In one study regarding the shifting of funds away from South Africa and into other investments, the authors reported, “We find that the announcement of legislative/shareholder pressure of voluntary divestment from South Africa had little discernible effect either on the valuation of banks and corporations with South African operations or on the South African financial markets. ….” http://papers.ssrn.com/sol3/papers.cfm?abstract_id=10203

A web site on Sudan divestment http://www.savedarfur.org/page/content/divest_faq/#6 asks the question “Does divestment have a financial cost, and is there a conflict between divestment and fiduciary responsibility?” The answer is below:

“For most individuals, organizations and investment companies, the only cost to divestment is the time it takes to set your divestment policy and implement it. Transaction fees for shifting investments are usually nominal.

Nineteen states and more than 50 colleges and universities, including Harvard, Yale, and the University of California, have determined that there is no conflict between targeted divestment from the “highest offending” companies and fiduciary responsibility. Yale noted that its returns have improved since divesting from their holdings in these companies. Others have noted that recent returns on alternative investments are comparable or even better.

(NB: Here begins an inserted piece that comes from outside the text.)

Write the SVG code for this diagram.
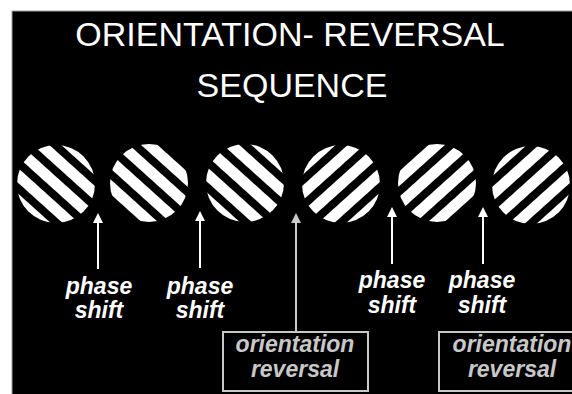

In Vermont, the State Treasurer noted that investments in the “highest offending” companies also poses financial risk. Spaulding explained, “The Committee believed it would be prudent, from a fiduciary position, to refrain from owning securities in companies listed on the Sudan Divestment Task Force Highest Offenders list, because the value of our portfolio could suffer if we continue holding those securities while other investors take affirmative action to sell securities on the list.”

Further, for the typical fund or investor, the size of their investments in the “highest offending” companies doing business in Sudan is a very small percentage of their overall investment portfolio.”

Similarly, the companies sustaining the Israeli occupation of Palestinian land form a very small percentage of United Methodist investment portfolios. Some, such as Motorola, are already underperforming stocks that have had disappointing financial reports. Others, like Caterpillar, are performing well, but there is a potential cost to investors in holding stock in a company widely identified with ongoing crimes like home demolition and uprooting of olive trees in the occupied Palestinian territories. The call to move away from Caterpillar investments is gaining strength, and it is far better to be in the forefront of this movement than to continue holding stocks which will lose their value as more people learn what this equipment is being used for.

Retired clergy and other United Methodists who have devoted their lives to social justice deserve a consistent divestment policy based on all the social principles of the church. Fund managers must divest from occupation-related companies at a time and in a way that minimizes loss to investors. When the cost of shifting funds into different stocks is weighed against the moral cost of allowing our money to be invested in activities we oppose, the choice is clear.